In one of the film’s most famous scenes, Emma experiences ecstasy eating a prawn dish prepared by Antonio (Edoardo Gabbriellini), a friend of her son Eduardo’s (Flavio Parenti). The sensations of flavor are conveyed not just through the widening of her eyes as she savors every bite, but how she can barely contain her emotions. That Guadagnino’s puts a spotlight on Emma in this sequence only enhances her pleasure, which is like an out of body experience.  Emma has been awakened by this dish; it makes her fall in love.

As she is leaving the restaurant, Emma thanks Antonio for the meal, and there is an electric charge between them. Swinton’s performance makes viewers feel it. When she later spots Antonio in San Remo, she follows him, contriving to meet “by accident,” and her determination—emphasized by the driving John Adams score—is thrilling.

When Antonio takes her up to his hilltop restaurant, she wanders around smelling the greenery, touching, and observing. She is soaking it all in. She also fantasizes about kissing Antonio—who unbeknownst to her longs to do the same. Returning home, she rushes to the bathroom. Watching her process her desires while relieving herself is astonishing. In this one scene, Swinton conveys Emma’s joy (smiling), shame (putting her hand over her mouth to control her feelings which are trying to escape), and release (laughing to herself). Viewers no doubt share her giddiness, and when the camera closes in on her as she looks in the mirror and raises her eyebrows, it signals her mind is made up about the affair. It’s a remarkable moment.

Swinton was literally speechless in her second collaboration with Guadagnino, A Bigger Splash in 2015. (The film was a remake of La Piscine, and Swinton played a rock star with laryngitis.) And while she is phenomenal in that film, I Am Love is a juicier role. Early on in the film, Emma makes a discovery that her daughter, Betta (Alba Rohrwacher) is a lesbian.

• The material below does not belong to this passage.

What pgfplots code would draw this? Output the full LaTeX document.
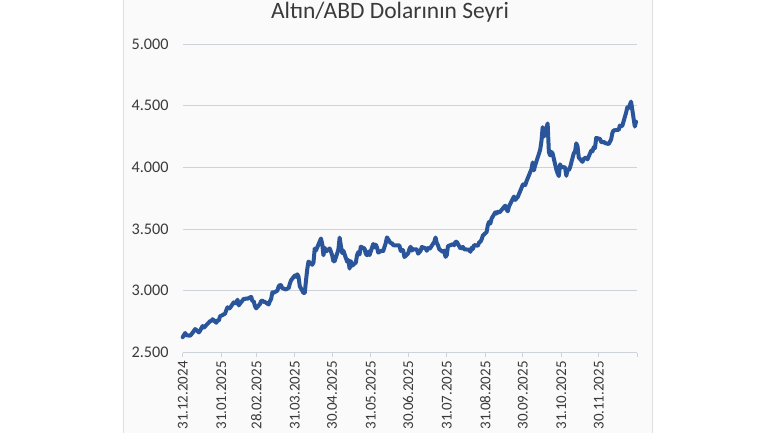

Emma is at first stunned by this, but she keeps her daughter’s secret when Tancredi suggests Betta might return to her boyfriend. When Betta comes out to her mother, Emma is supportive; it bonds them. Moreover, it could be argued, Betta inspires Emma to seek out someone she truly loves. A silent exchange between daughter and mother in the film’s antepenultimate shot indicates a tacit understanding between them. 

I Am Love is a very sensorial film. It is not just the stimulating food that viewers can practically taste, or the rhythmic soundtrack. Swinton cuts a striking figure in the fabulous Jill Sanders dresses she wears, and the film’s sex scene, shot in a field, is truly erotic. Swinton is so unselfconscious that close-ups of her naked body don’t feel exploitative or intrusive; in fact, just the opposite—viewers can feel the sweat on Swinton’s body and the passion Emma is experiencing. Swinton acts with her sweat, and Emma is not a woman who often perspires. 

But there is a moment, late in the film where Emma is caught off guard. Antonio has prepared a Russian soup that Emma has long made for Eduardo. When it is served, mother and son glance at each other, and it confirms Eduardo’s suspicions that she is having an affair with his friend. It is a devastating moment followed by several more devasting ones, including one shocking episode that leaves Emma changed forever. Dazed throughout the last reel of I Am Love, and Swinton has a haunted look that sucker punches viewers. 

Then comes the kicker. When she boldly confesses her love for Antonio to Tancredi, Emma flinches as he approaches, anticipating and convinced that he will strike her. It is a fantastic reaction, and it proves why Swinton is such an incredible actress. Not only does she get so deep inside her characters’ mindset, she makes viewers feel things that have not even happened.